Four majority-white districts

Ron DeSantis is doing his best to nullify the Voting Rights Act.

In mid-August, lawyers representing Florida Republicans made a startling admission. The state’s new congressional map, drawn by governor Ron DeSantis, made it harder for Black voters in north Florida to elect the candidate of their choosing. On Sunday, a judge in Florida ruled the map was unlawful.

From 2016 until last year, Florida’s fifth congressional district had stretched more than 150 miles across the northern part of the state, from Jacksonville to just west of Tallahassee. It was a portion of the state once home to the Ku Klux Klan and lynchings.

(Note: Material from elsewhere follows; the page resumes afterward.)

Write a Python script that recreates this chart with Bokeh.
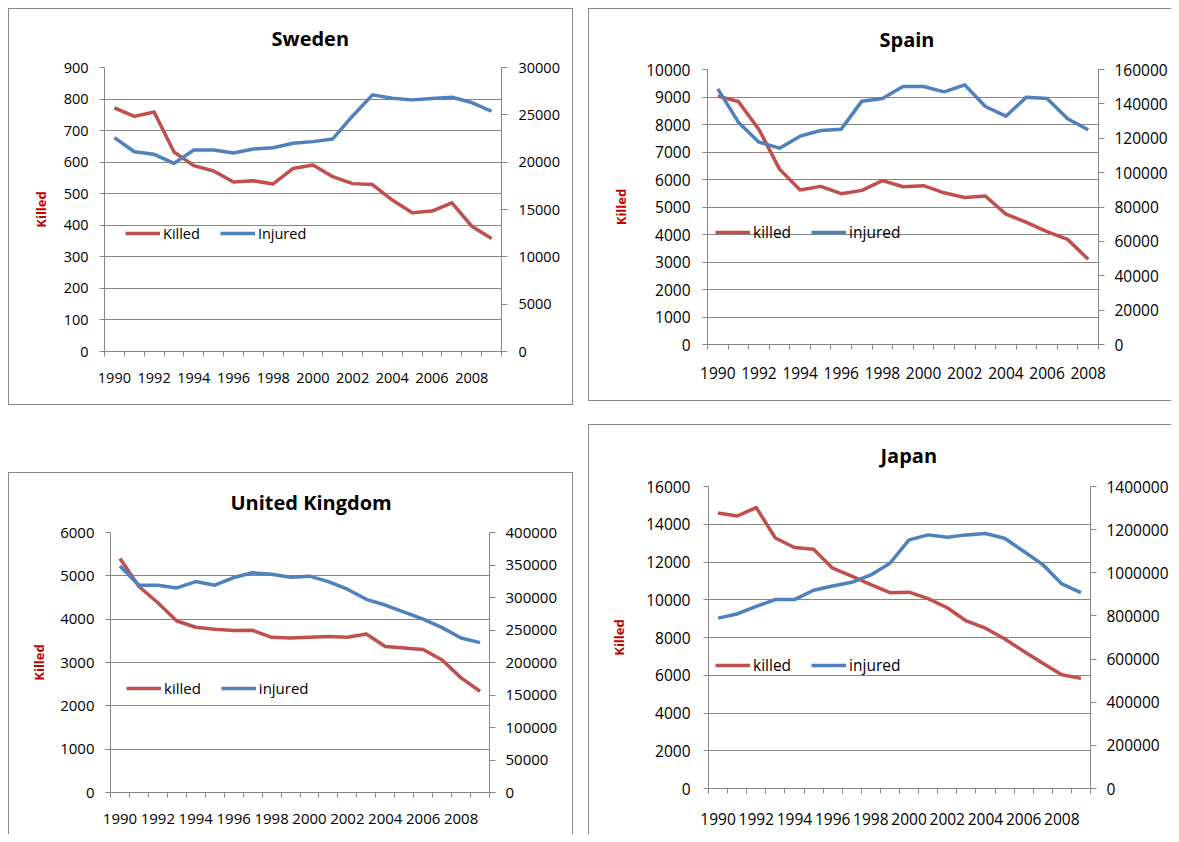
from bokeh.plotting import figure
from bokeh.models import (Range1d, LinearAxis, FixedTicker, SingleIntervalTicker,
                          BasicTickFormatter, Legend, LegendItem, Spacer)
from bokeh.layouts import row, column
from bokeh.embed import file_html
from bokeh.resources import INLINE

# ---------------- data ----------------
years_sweden = list(range(1990, 2010))
sweden_killed = [772, 745, 759, 632, 589, 572, 537, 541, 531, 580,
                 591, 554, 532, 529, 480, 440, 445, 471, 397, 358]
sweden_injured = [22590, 21100, 20830, 19870, 21280, 21280, 20970, 21390, 21530, 21990,
                  22170, 22450, 24880, 27110, 26760, 26580, 26720, 26860, 26300, 25380]

years_spain = list(range(1990, 2009))
spain_killed = [9032, 8836, 7818, 6378, 5615, 5751, 5483, 5604, 5957, 5738,
                5776, 5517, 5347, 5399, 4741, 4442, 4104, 3823, 3100]
spain_injured = [148760, 129360, 117730, 114240, 121220, 124510, 125290, 141580, 143130, 150110,
                 150110, 147010, 151080, 138480, 132850, 143910, 143130, 131300, 124900]

years_uk = list(range(1990, 2010))
uk_killed = [5402, 4753, 4379, 3957, 3814, 3765, 3740, 3743, 3581, 3564,
             3580, 3598, 3581, 3658, 3368, 3336, 3300, 3059, 2645, 2337]
uk_injured = [348300, 318900, 318900, 314700, 324500, 318900, 330700, 338000, 335900, 331300,
              332800, 324500, 312700, 297200, 288400, 277500, 266700, 253700, 237700, 230500]

years_japan = list(range(1990, 2010))
japan_killed = [14595, 14436, 14886, 13269, 12768, 12670, 11674, 11254, 10805, 10372,
                10403, 10060, 9575, 8877, 8492, 7931, 7272, 6639, 6023, 5834]
japan_injured = [790000, 809100, 844700, 875600, 875600, 918900, 939000, 956000, 990100, 1044200,
                 1152500, 1175700, 1164900, 1175700, 1181900, 1160300, 1099900, 1038100, 948300, 908100]

RED = "#C0504D"
BLUE = "#4F81BD"
GRID = "#868686"
BOX = "#8a8a8a"
AXLAB = "#C00000"
FONT = "Open Sans"


def make_chart(title, years, killed, injured, lmax, lstep, rmax, rstep,
               width, height, mb_left, mb_right, mb_top, mb_bottom,
               fs, lstand, rstand, bstand, alstand, title_off, title_stand,
               leg_loc, leg_labels, box_shadow):
    p = figure(width=width, height=height, title=title,
               output_backend="svg", toolbar_location=None,
               x_range=Range1d(years[0] - 0.5, years[-1] + 0.5),
               y_range=Range1d(0, lmax),
               min_border_left=mb_left, min_border_right=mb_right,
               min_border_top=mb_top, min_border_bottom=mb_bottom,
               styles={"box-shadow": box_shadow})
    if "frame_align" in p.properties():
        p.frame_align = False
    p.border_fill_color = None
    p.background_fill_color = "white"
    p.outline_line_color = None

    p.title.align = "left"
    p.title.offset = title_off
    p.title.vertical_align = "middle"
    p.title.standoff = title_stand
    p.title.text_font = FONT
    p.title.text_font_style = "bold"
    p.title.text_font_size = "20px"
    p.title.text_color = "black"

    p.extra_y_ranges = {"inj": Range1d(0, rmax)}

    # bottom axis (category style)
    xa = p.xaxis[0]
    xa.ticker = FixedTicker(ticks=years[::2],
                            minor_ticks=[y - 0.5 for y in years] + [years[-1] + 0.5])
    xa.major_tick_out = 0
    xa.major_tick_in = 0
    xa.minor_tick_out = 5
    xa.minor_tick_in = 0
    xa.minor_tick_line_color = GRID
    xa.axis_line_color = GRID
    xa.major_label_standoff = bstand
    xa.major_label_text_font = FONT
    xa.major_label_text_font_size = fs
    xa.major_label_text_color = "black"
    p.xgrid.grid_line_color = None

    # left axis
    ya = p.yaxis[0]
    ya.ticker = SingleIntervalTicker(interval=lstep, num_minor_ticks=0)
    ya.formatter = BasicTickFormatter(use_scientific=False)
    ya.major_tick_out = 5
    ya.major_tick_in = 0
    ya.minor_tick_line_color = None
    ya.major_tick_line_color = GRID
    ya.axis_line_color = GRID
    ya.major_label_standoff = lstand
    ya.major_label_text_font = FONT
    ya.major_label_text_font_size = fs
    ya.major_label_text_color = "black"
    ya.axis_label = "Killed"
    ya.axis_label_text_color = AXLAB
    ya.axis_label_text_font = FONT
    ya.axis_label_text_font_style = "bold"
    ya.axis_label_text_font_size = "13px"
    ya.axis_label_standoff = alstand
    p.ygrid.grid_line_color = GRID
    p.ygrid.grid_line_width = 1

    # right axis
    ra = LinearAxis(y_range_name="inj",
                    ticker=SingleIntervalTicker(interval=rstep, num_minor_ticks=0),
                    formatter=BasicTickFormatter(use_scientific=False))
    ra.major_tick_out = 6
    ra.major_tick_in = 0
    ra.minor_tick_line_color = None
    ra.major_tick_line_color = GRID
    ra.axis_line_color = GRID
    ra.major_label_standoff = rstand
    ra.major_label_text_font = FONT
    ra.major_label_text_font_size = fs
    ra.major_label_text_color = "black"
    p.add_layout(ra, "right")

    r1 = p.line(years, killed, line_color=RED, line_width=3.5, line_join="round")
    r2 = p.line(years, injured, y_range_name="inj", line_color=BLUE,
                line_width=3.5, line_join="round")

    leg = Legend(items=[LegendItem(label=leg_labels[0], renderers=[r1]),
                        LegendItem(label=leg_labels[1], renderers=[r2])],
                 orientation="horizontal", location=leg_loc,
                 background_fill_alpha=0, border_line_color=None,
                 glyph_width=35, glyph_height=20, label_height=20,
                 label_standoff=3, spacing=20, padding=0, margin=0,
                 label_text_font=FONT, label_text_font_size=fs,
                 label_text_color="black")
    p.add_layout(leg)
    return p


sweden = make_chart("Sweden", years_sweden, sweden_killed, sweden_injured,
                    900, 100, 30000, 5000,
                    565, 397, 96, 72, 59, 54,
                    "14.5px", 11, 11, 16, 11, 167, 30,
                    (21, 108), ("Killed", "Injured"),
                    "inset 0 0 0 1px " + BOX)

uk = make_chart("United Kingdom", years_uk, uk_killed, uk_injured,
                6000, 1000, 400000, 50000,
                565, 362, 102, 84, 60, 42,
                "15px", 11, 10, 16, 9, 120, 31,
                (16, 94), ("killed", "injured"),
                "inset 1px 1px 0 0 " + BOX + ", inset -1px 0 0 0 " + BOX)

spain = make_chart("Spain", years_spain, spain_killed, spain_injured,
                   10000, 1000, 160000, 20000,
                   583, 393, 119, 73, 61, 57,
                   "15.5px", 12, 10, 17, 13, 172, 32,
                   (8, 101), ("killed", "injured"),
                   "inset 1px 1px 0 0 " + BOX + ", inset 0 -1px 0 0 " + BOX)

japan = make_chart("Japan", years_japan, japan_killed, japan_injured,
                   16000, 2000, 1400000, 200000,
                   583, 410, 120, 79, 62, 46,
                   "15.5px", 13, 10, 19, 15, 172, 33,
                   (7, 112), ("killed", "injured"),
                   "inset 1px 1px 0 0 " + BOX)

content = row(column(sweden, Spacer(width=565, height=67), uk),
              Spacer(width=15, height=10),
              column(spain, Spacer(width=583, height=23), japan))

layout = column(Spacer(width=1171, height=8),
                row(Spacer(width=8, height=826), content))

open("out.html", "w").write(file_html(layout, INLINE))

In 2022, it was represented by Al Lawson, a Black Democrat, and 46% of eligible voters were Black.

That year, DeSantis went out of his way to chop the district up into four majority-white ones, all of which elected a Republican last fall.

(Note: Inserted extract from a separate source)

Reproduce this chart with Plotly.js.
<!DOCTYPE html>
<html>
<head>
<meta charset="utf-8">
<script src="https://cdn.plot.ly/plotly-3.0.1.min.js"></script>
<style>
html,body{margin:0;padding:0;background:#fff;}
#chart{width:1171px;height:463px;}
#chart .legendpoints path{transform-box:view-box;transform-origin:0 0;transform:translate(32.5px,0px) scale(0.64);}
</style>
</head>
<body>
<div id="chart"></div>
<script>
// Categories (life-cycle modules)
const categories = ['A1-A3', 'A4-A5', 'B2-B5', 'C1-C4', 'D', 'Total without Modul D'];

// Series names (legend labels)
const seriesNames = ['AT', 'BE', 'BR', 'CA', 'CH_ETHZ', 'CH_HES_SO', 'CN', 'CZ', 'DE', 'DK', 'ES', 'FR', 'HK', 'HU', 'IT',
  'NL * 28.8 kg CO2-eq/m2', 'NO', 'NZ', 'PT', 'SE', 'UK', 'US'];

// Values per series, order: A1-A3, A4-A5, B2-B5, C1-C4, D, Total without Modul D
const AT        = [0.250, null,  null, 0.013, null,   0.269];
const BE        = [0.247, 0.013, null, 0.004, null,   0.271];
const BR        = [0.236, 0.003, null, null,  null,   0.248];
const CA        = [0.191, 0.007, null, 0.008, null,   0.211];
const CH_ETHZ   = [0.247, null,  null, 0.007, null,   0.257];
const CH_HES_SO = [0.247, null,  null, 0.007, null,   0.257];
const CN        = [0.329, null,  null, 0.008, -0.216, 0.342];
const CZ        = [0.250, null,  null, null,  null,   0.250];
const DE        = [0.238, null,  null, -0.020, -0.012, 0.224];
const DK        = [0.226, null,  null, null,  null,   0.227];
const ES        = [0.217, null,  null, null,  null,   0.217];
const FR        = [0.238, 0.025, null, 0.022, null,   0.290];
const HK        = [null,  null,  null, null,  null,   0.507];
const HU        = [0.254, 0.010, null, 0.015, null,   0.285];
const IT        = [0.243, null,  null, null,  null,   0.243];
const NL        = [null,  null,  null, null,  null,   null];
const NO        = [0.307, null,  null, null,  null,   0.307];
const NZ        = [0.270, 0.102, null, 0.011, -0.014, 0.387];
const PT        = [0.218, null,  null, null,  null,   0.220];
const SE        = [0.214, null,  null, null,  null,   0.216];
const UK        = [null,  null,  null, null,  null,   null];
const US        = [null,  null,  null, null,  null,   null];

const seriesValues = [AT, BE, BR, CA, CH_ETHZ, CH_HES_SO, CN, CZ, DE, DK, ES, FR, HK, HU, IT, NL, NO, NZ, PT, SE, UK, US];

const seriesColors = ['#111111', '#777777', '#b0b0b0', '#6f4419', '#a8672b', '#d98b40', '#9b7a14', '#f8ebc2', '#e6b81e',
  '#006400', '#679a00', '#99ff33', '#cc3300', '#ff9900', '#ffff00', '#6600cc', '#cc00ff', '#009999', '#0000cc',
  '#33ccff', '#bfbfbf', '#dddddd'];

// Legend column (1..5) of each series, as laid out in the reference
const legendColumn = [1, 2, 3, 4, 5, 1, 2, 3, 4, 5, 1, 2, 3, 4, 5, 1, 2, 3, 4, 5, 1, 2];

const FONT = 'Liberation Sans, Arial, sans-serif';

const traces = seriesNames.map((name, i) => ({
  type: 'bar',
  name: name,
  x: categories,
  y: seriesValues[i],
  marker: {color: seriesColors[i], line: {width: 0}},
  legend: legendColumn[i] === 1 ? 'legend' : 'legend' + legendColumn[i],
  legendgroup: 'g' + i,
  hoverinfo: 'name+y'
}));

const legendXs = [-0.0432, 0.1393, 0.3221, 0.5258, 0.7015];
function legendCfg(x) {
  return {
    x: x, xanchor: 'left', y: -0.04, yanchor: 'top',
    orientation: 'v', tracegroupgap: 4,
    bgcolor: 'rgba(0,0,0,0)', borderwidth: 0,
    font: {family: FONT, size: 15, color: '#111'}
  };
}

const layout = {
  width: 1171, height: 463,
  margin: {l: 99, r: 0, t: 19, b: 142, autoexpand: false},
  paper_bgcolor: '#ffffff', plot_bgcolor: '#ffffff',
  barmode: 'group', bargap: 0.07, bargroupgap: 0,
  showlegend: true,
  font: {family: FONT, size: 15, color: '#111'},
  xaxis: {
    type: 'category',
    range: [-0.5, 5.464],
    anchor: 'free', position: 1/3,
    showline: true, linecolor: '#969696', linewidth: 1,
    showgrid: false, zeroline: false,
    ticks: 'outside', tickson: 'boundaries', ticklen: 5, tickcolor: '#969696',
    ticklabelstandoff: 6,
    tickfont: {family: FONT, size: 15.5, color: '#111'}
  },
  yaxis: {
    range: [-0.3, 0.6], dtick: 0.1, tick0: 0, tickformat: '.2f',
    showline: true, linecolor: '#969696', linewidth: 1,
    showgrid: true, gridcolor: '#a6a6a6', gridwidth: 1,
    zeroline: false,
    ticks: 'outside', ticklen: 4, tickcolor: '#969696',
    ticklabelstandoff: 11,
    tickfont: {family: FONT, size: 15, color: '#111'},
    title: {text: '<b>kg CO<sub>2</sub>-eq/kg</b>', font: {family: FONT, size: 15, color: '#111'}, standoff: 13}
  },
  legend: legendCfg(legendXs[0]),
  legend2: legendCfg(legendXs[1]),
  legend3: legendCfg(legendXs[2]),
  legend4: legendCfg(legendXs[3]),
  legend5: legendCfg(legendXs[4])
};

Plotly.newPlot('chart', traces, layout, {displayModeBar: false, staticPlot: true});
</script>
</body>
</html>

It was the kind of concession that politicians, wary of doing anything that could be perceived as motivated by racial animus, rarely make. And it was particularly striking in Florida, where a provision in the state’s constitution specifically outlaws diminishing the influence of Black voters in that way. Voters overwhelmingly approved that provision as part of a set of anti-gerrymandering reforms, called the fair districts amendment, in 2010.

Welp 2010 was another world. This is now, and racist gerrymandering is the hot new trend.

So it was no surprise that circuit judge J Lee Marsh struck down the map. “Under the stipulated facts [in the lawsuit], plaintiffs have shown that the enacted plan results in the diminishment of Black voters’ ability to elect their candidate of choice in violation of the Florida constitution,” he wrote in his ruling.

DeSantis is already appealing the ruling and the case is likely to be decided by the Florida supreme court, where he has appointed five of the seven justices. And the governor has his sights set on an even bigger goal – getting rid of the protection in the state constitution altogether. It’s an aggressive legal gambit that’s part of a broader conservative push in the courts to limit considerations of race in redistricting, even when it’s being used to protect voters of color.

“Even”? The word you want is “especially.”

While the Florida case is unique because it involves a state-based constitutional provision, it could have broader implications if it reaches the US supreme court, said Mark Gaber, the senior director of redistricting at the Campaign Legal Center, a non-profit group. The court could be forced to decide whether “the history of past discrimination makes it constitutional to prohibit the diminishment, the retrogression, of minority voting strength”, Gaber said. Its decision could affect a handful of other states that have implemented their own standards barring retrogression.

We must pretend that slavery and racism never happened starting NOW.